* Given exercise
Exactly repeat the material, dropping every picture from the copy.

* Data lines

§ §

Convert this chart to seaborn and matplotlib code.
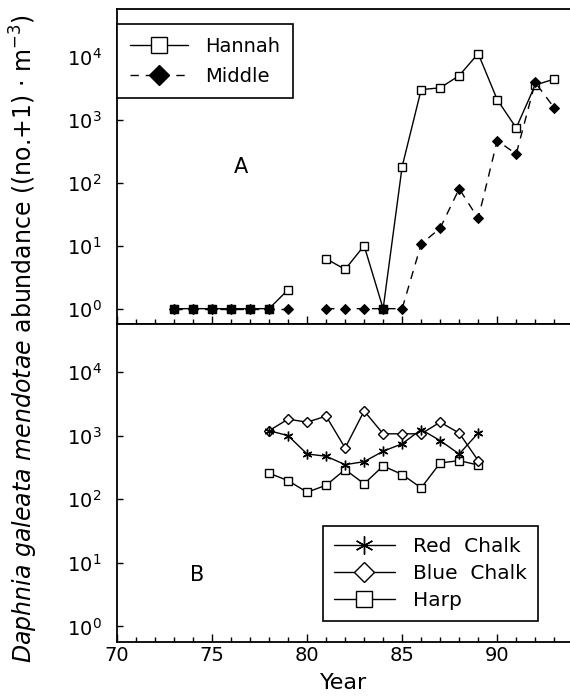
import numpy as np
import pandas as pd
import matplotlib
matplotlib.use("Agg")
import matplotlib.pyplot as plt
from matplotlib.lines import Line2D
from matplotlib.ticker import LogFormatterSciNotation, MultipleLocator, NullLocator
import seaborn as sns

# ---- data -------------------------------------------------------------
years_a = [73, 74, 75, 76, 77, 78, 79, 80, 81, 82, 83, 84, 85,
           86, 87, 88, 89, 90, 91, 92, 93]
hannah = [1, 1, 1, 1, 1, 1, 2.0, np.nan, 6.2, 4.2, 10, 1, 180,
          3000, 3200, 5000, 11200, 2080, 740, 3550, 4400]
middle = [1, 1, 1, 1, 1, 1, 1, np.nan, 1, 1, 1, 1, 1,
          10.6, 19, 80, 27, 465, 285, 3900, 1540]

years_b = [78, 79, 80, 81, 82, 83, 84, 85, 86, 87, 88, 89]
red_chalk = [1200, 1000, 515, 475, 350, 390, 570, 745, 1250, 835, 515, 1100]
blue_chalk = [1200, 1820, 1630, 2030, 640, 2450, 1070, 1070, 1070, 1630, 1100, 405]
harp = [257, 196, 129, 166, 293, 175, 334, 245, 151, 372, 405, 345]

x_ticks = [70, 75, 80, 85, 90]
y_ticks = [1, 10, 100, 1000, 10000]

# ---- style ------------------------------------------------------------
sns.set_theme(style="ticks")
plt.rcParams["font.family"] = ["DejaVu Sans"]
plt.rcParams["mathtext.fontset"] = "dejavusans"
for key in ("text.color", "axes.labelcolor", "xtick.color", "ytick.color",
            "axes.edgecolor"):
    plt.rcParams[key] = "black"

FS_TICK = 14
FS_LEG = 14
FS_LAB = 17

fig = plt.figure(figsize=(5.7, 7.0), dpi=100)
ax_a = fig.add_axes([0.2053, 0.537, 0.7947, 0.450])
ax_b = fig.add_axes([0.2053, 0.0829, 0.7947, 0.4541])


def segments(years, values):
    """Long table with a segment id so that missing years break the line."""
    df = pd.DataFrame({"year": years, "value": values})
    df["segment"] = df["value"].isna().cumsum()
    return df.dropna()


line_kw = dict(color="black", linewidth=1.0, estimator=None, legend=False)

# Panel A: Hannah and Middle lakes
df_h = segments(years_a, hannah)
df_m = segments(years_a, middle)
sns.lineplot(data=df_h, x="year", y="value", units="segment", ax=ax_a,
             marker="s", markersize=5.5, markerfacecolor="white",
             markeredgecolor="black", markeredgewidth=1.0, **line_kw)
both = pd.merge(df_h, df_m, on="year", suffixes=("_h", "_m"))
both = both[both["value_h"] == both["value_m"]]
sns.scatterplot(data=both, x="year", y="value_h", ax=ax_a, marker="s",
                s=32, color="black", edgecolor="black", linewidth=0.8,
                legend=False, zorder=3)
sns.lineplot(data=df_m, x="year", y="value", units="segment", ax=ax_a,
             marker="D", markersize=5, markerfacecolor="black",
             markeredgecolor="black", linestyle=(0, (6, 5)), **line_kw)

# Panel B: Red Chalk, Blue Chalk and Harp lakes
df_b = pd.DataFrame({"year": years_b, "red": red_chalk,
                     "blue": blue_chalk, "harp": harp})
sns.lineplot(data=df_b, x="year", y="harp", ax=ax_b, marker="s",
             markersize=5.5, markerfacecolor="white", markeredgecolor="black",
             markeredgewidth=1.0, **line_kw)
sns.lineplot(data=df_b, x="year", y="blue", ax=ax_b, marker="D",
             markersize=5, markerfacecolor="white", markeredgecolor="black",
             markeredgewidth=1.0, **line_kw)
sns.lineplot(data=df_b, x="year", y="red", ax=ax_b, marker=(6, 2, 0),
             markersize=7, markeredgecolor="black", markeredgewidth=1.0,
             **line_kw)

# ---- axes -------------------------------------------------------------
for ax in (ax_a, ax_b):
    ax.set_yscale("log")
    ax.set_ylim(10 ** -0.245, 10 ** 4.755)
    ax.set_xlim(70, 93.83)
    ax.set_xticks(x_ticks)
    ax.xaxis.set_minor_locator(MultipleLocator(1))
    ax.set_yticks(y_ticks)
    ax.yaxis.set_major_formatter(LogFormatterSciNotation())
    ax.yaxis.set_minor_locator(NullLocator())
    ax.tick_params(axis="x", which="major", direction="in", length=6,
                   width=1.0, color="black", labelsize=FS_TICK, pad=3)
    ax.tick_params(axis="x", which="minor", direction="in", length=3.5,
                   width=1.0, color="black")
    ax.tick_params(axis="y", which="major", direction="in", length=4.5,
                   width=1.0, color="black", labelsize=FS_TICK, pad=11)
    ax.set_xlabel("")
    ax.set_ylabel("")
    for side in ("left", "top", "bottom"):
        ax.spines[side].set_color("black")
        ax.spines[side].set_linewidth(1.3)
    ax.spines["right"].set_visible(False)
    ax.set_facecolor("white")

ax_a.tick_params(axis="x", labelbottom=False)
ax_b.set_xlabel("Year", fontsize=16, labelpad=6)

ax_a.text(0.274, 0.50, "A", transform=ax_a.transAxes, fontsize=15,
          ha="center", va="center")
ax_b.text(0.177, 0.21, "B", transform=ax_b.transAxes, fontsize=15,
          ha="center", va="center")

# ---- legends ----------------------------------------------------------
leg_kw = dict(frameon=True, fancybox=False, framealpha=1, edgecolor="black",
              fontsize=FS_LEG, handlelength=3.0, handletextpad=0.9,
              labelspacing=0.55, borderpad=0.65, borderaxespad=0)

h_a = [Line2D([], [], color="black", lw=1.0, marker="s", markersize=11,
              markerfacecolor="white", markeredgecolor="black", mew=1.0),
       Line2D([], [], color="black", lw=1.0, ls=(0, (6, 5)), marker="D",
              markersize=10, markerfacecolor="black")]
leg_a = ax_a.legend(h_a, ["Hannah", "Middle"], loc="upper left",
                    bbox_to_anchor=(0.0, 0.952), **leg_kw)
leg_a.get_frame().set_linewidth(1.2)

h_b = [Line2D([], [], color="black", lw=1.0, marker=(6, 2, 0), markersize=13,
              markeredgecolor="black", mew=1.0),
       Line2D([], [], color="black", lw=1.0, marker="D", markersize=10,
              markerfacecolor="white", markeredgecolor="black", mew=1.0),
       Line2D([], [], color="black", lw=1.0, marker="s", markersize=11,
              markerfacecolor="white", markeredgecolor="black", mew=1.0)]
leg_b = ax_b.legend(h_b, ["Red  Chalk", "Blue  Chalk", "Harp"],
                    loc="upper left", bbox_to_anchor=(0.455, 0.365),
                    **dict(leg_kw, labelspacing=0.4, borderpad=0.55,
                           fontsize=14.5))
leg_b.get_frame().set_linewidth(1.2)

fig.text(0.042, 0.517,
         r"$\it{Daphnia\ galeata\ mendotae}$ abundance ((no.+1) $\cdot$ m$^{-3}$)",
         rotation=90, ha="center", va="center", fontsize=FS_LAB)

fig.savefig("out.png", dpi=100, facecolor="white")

§ §

* Result below
Convert this chart to seaborn and matplotlib code.
import numpy as np
import pandas as pd
import matplotlib
matplotlib.use("Agg")
import matplotlib.pyplot as plt
from matplotlib.lines import Line2D
from matplotlib.ticker import LogFormatterSciNotation, MultipleLocator, NullLocator
import seaborn as sns

# ---- data -------------------------------------------------------------
years_a = [73, 74, 75, 76, 77, 78, 79, 80, 81, 82, 83, 84, 85,
           86, 87, 88, 89, 90, 91, 92, 93]
hannah = [1, 1, 1, 1, 1, 1, 2.0, np.nan, 6.2, 4.2, 10, 1, 180,
          3000, 3200, 5000, 11200, 2080, 740, 3550, 4400]
middle = [1, 1, 1, 1, 1, 1, 1, np.nan, 1, 1, 1, 1, 1,
          10.6, 19, 80, 27, 465, 285, 3900, 1540]

years_b = [78, 79, 80, 81, 82, 83, 84, 85, 86, 87, 88, 89]
red_chalk = [1200, 1000, 515, 475, 350, 390, 570, 745, 1250, 835, 515, 1100]
blue_chalk = [1200, 1820, 1630, 2030, 640, 2450, 1070, 1070, 1070, 1630, 1100, 405]
harp = [257, 196, 129, 166, 293, 175, 334, 245, 151, 372, 405, 345]

x_ticks = [70, 75, 80, 85, 90]
y_ticks = [1, 10, 100, 1000, 10000]

# ---- style ------------------------------------------------------------
sns.set_theme(style="ticks")
plt.rcParams["font.family"] = ["DejaVu Sans"]
plt.rcParams["mathtext.fontset"] = "dejavusans"
for key in ("text.color", "axes.labelcolor", "xtick.color", "ytick.color",
            "axes.edgecolor"):
    plt.rcParams[key] = "black"

FS_TICK = 14
FS_LEG = 14
FS_LAB = 17

fig = plt.figure(figsize=(5.7, 7.0), dpi=100)
ax_a = fig.add_axes([0.2053, 0.537, 0.7947, 0.450])
ax_b = fig.add_axes([0.2053, 0.0829, 0.7947, 0.4541])


def segments(years, values):
    """Long table with a segment id so that missing years break the line."""
    df = pd.DataFrame({"year": years, "value": values})
    df["segment"] = df["value"].isna().cumsum()
    return df.dropna()


line_kw = dict(color="black", linewidth=1.0, estimator=None, legend=False)

# Panel A: Hannah and Middle lakes
df_h = segments(years_a, hannah)
df_m = segments(years_a, middle)
sns.lineplot(data=df_h, x="year", y="value", units="segment", ax=ax_a,
             marker="s", markersize=5.5, markerfacecolor="white",
             markeredgecolor="black", markeredgewidth=1.0, **line_kw)
both = pd.merge(df_h, df_m, on="year", suffixes=("_h", "_m"))
both = both[both["value_h"] == both["value_m"]]
sns.scatterplot(data=both, x="year", y="value_h", ax=ax_a, marker="s",
                s=32, color="black", edgecolor="black", linewidth=0.8,
                legend=False, zorder=3)
sns.lineplot(data=df_m, x="year", y="value", units="segment", ax=ax_a,
             marker="D", markersize=5, markerfacecolor="black",
             markeredgecolor="black", linestyle=(0, (6, 5)), **line_kw)

# Panel B: Red Chalk, Blue Chalk and Harp lakes
df_b = pd.DataFrame({"year": years_b, "red": red_chalk,
                     "blue": blue_chalk, "harp": harp})
sns.lineplot(data=df_b, x="year", y="harp", ax=ax_b, marker="s",
             markersize=5.5, markerfacecolor="white", markeredgecolor="black",
             markeredgewidth=1.0, **line_kw)
sns.lineplot(data=df_b, x="year", y="blue", ax=ax_b, marker="D",
             markersize=5, markerfacecolor="white", markeredgecolor="black",
             markeredgewidth=1.0, **line_kw)
sns.lineplot(data=df_b, x="year", y="red", ax=ax_b, marker=(6, 2, 0),
             markersize=7, markeredgecolor="black", markeredgewidth=1.0,
             **line_kw)

# ---- axes -------------------------------------------------------------
for ax in (ax_a, ax_b):
    ax.set_yscale("log")
    ax.set_ylim(10 ** -0.245, 10 ** 4.755)
    ax.set_xlim(70, 93.83)
    ax.set_xticks(x_ticks)
    ax.xaxis.set_minor_locator(MultipleLocator(1))
    ax.set_yticks(y_ticks)
    ax.yaxis.set_major_formatter(LogFormatterSciNotation())
    ax.yaxis.set_minor_locator(NullLocator())
    ax.tick_params(axis="x", which="major", direction="in", length=6,
                   width=1.0, color="black", labelsize=FS_TICK, pad=3)
    ax.tick_params(axis="x", which="minor", direction="in", length=3.5,
                   width=1.0, color="black")
    ax.tick_params(axis="y", which="major", direction="in", length=4.5,
                   width=1.0, color="black", labelsize=FS_TICK, pad=11)
    ax.set_xlabel("")
    ax.set_ylabel("")
    for side in ("left", "top", "bottom"):
        ax.spines[side].set_color("black")
        ax.spines[side].set_linewidth(1.3)
    ax.spines["right"].set_visible(False)
    ax.set_facecolor("white")

ax_a.tick_params(axis="x", labelbottom=False)
ax_b.set_xlabel("Year", fontsize=16, labelpad=6)

ax_a.text(0.274, 0.50, "A", transform=ax_a.transAxes, fontsize=15,
          ha="center", va="center")
ax_b.text(0.177, 0.21, "B", transform=ax_b.transAxes, fontsize=15,
          ha="center", va="center")

# ---- legends ----------------------------------------------------------
leg_kw = dict(frameon=True, fancybox=False, framealpha=1, edgecolor="black",
              fontsize=FS_LEG, handlelength=3.0, handletextpad=0.9,
              labelspacing=0.55, borderpad=0.65, borderaxespad=0)

h_a = [Line2D([], [], color="black", lw=1.0, marker="s", markersize=11,
              markerfacecolor="white", markeredgecolor="black", mew=1.0),
       Line2D([], [], color="black", lw=1.0, ls=(0, (6, 5)), marker="D",
              markersize=10, markerfacecolor="black")]
leg_a = ax_a.legend(h_a, ["Hannah", "Middle"], loc="upper left",
                    bbox_to_anchor=(0.0, 0.952), **leg_kw)
leg_a.get_frame().set_linewidth(1.2)

h_b = [Line2D([], [], color="black", lw=1.0, marker=(6, 2, 0), markersize=13,
              markeredgecolor="black", mew=1.0),
       Line2D([], [], color="black", lw=1.0, marker="D", markersize=10,
              markerfacecolor="white", markeredgecolor="black", mew=1.0),
       Line2D([], [], color="black", lw=1.0, marker="s", markersize=11,
              markerfacecolor="white", markeredgecolor="black", mew=1.0)]
leg_b = ax_b.legend(h_b, ["Red  Chalk", "Blue  Chalk", "Harp"],
                    loc="upper left", bbox_to_anchor=(0.455, 0.365),
                    **dict(leg_kw, labelspacing=0.4, borderpad=0.55,
                           fontsize=14.5))
leg_b.get_frame().set_linewidth(1.2)

fig.text(0.042, 0.517,
         r"$\it{Daphnia\ galeata\ mendotae}$ abundance ((no.+1) $\cdot$ m$^{-3}$)",
         rotation=90, ha="center", va="center", fontsize=FS_LAB)

fig.savefig("out.png", dpi=100, facecolor="white")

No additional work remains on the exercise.